Words we associate to our stay: Moscow metro, train, Provodnitsa, Lenin, Stalin, Matryoshka dolls, churches, lake Baikal.
It was a great trip for us. We could not only discover gems such as the many orthodox churches and the Lake Baikal but also have very educational insights on the Russian history. The trip with the Trans-Mongolian train was very interesting; it has enabled us to witness the local life in Siberia (including the one in the train) and to experience the feeling of going progressively eastwards. But, as expected, the landscape (through the window) was a bit monotonous.
What we liked most
- Moscow (including St Basil Cathedral, the Kremlin, Nikutin Circus, Bolshoy, and our Airbnb).
- Suzdal market (for Florence).
- Maly Turish (everything: the honey, the factory, the countryside, the banya, the accommodation, the guide).
- Yekaterinburg (for Ludivine).
- Lake Baikal, for the whole family (mainly its beaches for Isabelle and the kids; we also all enjoyed our trek very much). We’d like to see it in winter.
- Beautiful Orthodox churches and monasteries (and the fervour of the practicing Christians).
- Russian history. It’s fascinating. This trip (and the explanations of our guides + the texts of the guide books) gave me the desire to read more about this history, which is very much related to the European history (unlike the other countries that we are going to visit during our world tour).
- Very few foreign tourists.
- Feeling of security at all times.
- Local people willing to help when they realize that we are lost.
- All trains super punctual.
- Life in Russia is relatively inexpensive (except in Moscow). A bus ride costs 25 cents and a good meal for 5 costs 40 Euro.
- The size of the beers (for Isabelle).
What we liked less
- Tomsk (mainly because the trip to this city was a bit long and tough). This stop was not really worth it (according to the kids).
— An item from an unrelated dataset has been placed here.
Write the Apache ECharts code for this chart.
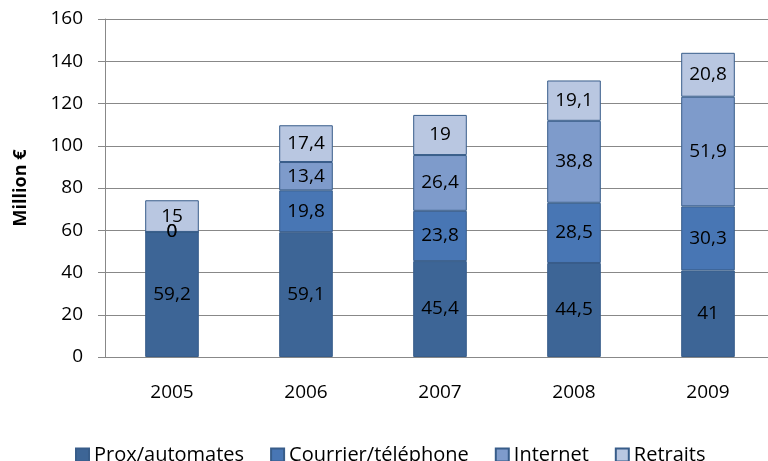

It’s during the trip to Tomsk that Jules asked me in the bus: “Dad, are our TV and our sofa in our container going from Saudi to Belgium?” I don’t know whether it was related to a sudden need of a comfortable place or not but the coincidence was disturbing…
- Train stations without escalators (maybe we took too much luggage…)
- Barrier of the language, not only to communicate with people but also because all explanations (in museums e.g.), directions, instructions are in Russian only.
- The fact that we didn’t have bilingual guides in Ust-Barguzin region. The guides we’ve had during our trip in Russia were usually very interesting; it adds a lot to the trip when you are able to fully grasp the history and traditions of the region.
- Cold people in most hotels, train stations… basically when they are in the execution of their duties.
- The pace of the trip didn’t really allow us to do as much homeschooling as we had anticipated… It also didn’t allow us to play to the many board games we bought before living.
- The quality of my pictures. I hope that the problem was linked to some wrong settings of my new camera, which I changed…
What surprised us:
- Russia is so huge! Forests are everywhere…
- Time during train journeys (sometimes more than 20 hours) passes quickly.
- Size of cabins: Jules and Florence had anticipated them to be much smaller…
- The (huge) number of churches (and the “very few mosques”), for Florence.
- Ludivine was astonished that the Muslims in Russia apply the rules of Islam very much less obediently than in Saudi (most of them drink alcohol but more surprisingly some of them even eat pork).
- Kids were surprised to discover the ‘Asian’ Russians (as from Ulan-Ude), especially the Buryats, with slanting eyes. In their stereotyped vision, they had imagined all the Russians being white and tall.
- Kids were happy not to receive porridge for breakfast too often (I must admit that I usually told the hosts that they didn’t like it…). I indeed scared the kids before the trip with stories of omnipresent porridge (which they really dislike since our trek in Ethiopia) for breakfast in Russia.
- There’s not a single magazine in a foreign language in the kiosks.